A few days ago, I drove from our home to the Forum to make a Best Buy run. I swung by Paul’s house to bring him along for some window shopping. Before I knew it, I pulled the hybrid into the parking lot at the shopping center, shut off the ignition, and hopped blithely out of the car. After a few steps, I paused. I turned back to look at the car, at the traffic backed upon on the highway, and felt a shudder tremble through me because I couldn’t remember driving the familiar route. So engrossed in conversation, so focused upon my final destination, I had absolutely no recall of maneuvering from point A to point B. I hate it when I put myself on autopilot and always feel fortunate that I arrive at my destination safely.
All of us slip into this nearly hypnotic state occasionally. In my favorite “husband story” I enjoy recounting David’s diligence as a young father.
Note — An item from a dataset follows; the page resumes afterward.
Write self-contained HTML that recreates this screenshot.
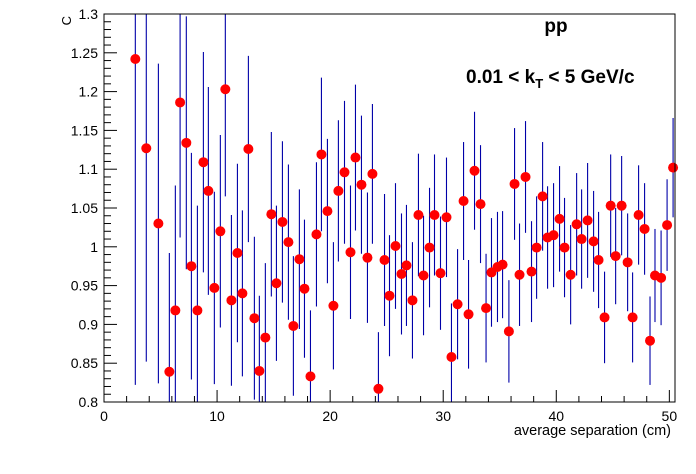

He changed an equal number of diapers, got up every other night for night changes and feedings, and tirelessly rocked Paul through numerous ear infections for two years. David quickly developed an evening routine to help smooth out our mornings. Every night, he boiled the baby bottles and carefully measured and mixed the formula. This drill became one he did effortlessly day after day. Each morning, I’d prepare Paul’s baby bag for his day with our sitter. I’d load in his favorite toys, extra clothing, a ton of diapers (we used fabric), and of course the bottles prepared the previous night. Imagine my irritation one morning when I discovered no bottles in the fridge! My tone of voice went beyond vexed and into total frustration because I relied upon David to do his chores the previous evening. As I ranted and raved, he defended himself, insisting that he had prepared the bottles. To this day I remember his total look of bafflement when he searched the fridge for formula. He began randomly opening various cabinets, and eventually discovered the bottles lined in precise rows in the pantry!
I haven’t the ability to hide my tendency to move onto autopilot. The entire neighborhood knows that I slip into this gray and fuzzy area. Fortunately, my neighbors graciously close and lock the car doors that I leave wide open. Sometimes they even bring in that last bag of potatoes left sitting in the back. Recently, I put the dogs out back in order to take Mom out the front. I have to prop open the front door to wheel her down the ramp. I loaded Mom into the car, swung her wheelchair into the back of the station wagon, double checked her seatbelt, and proceeded to drive away. When we returned two hours later, I stood in shocked amazement to find the front door propped wide open. I’d forgotten to even close it!
I’d like to rationalize and say that I have such an active life that I go into my autopilot mode as compensation. I’d like to offer excuses for my absentmindedness that would make me seem less flighty. I spend quite a bit of time thinking, thinking, thinking—about the next story, a previous story, a new “what if” scenario, a poetic line, a flitting piece of imagination that grabs my attention and won’t let hold. Creative minds just forget little details like putting away baby bottles or closing doors. However, I’m certain the reasons I go on autopilot run to the mundane—fatigue, inattentiveness, or age. I wonder, though, how many other people suffer from this same quirk?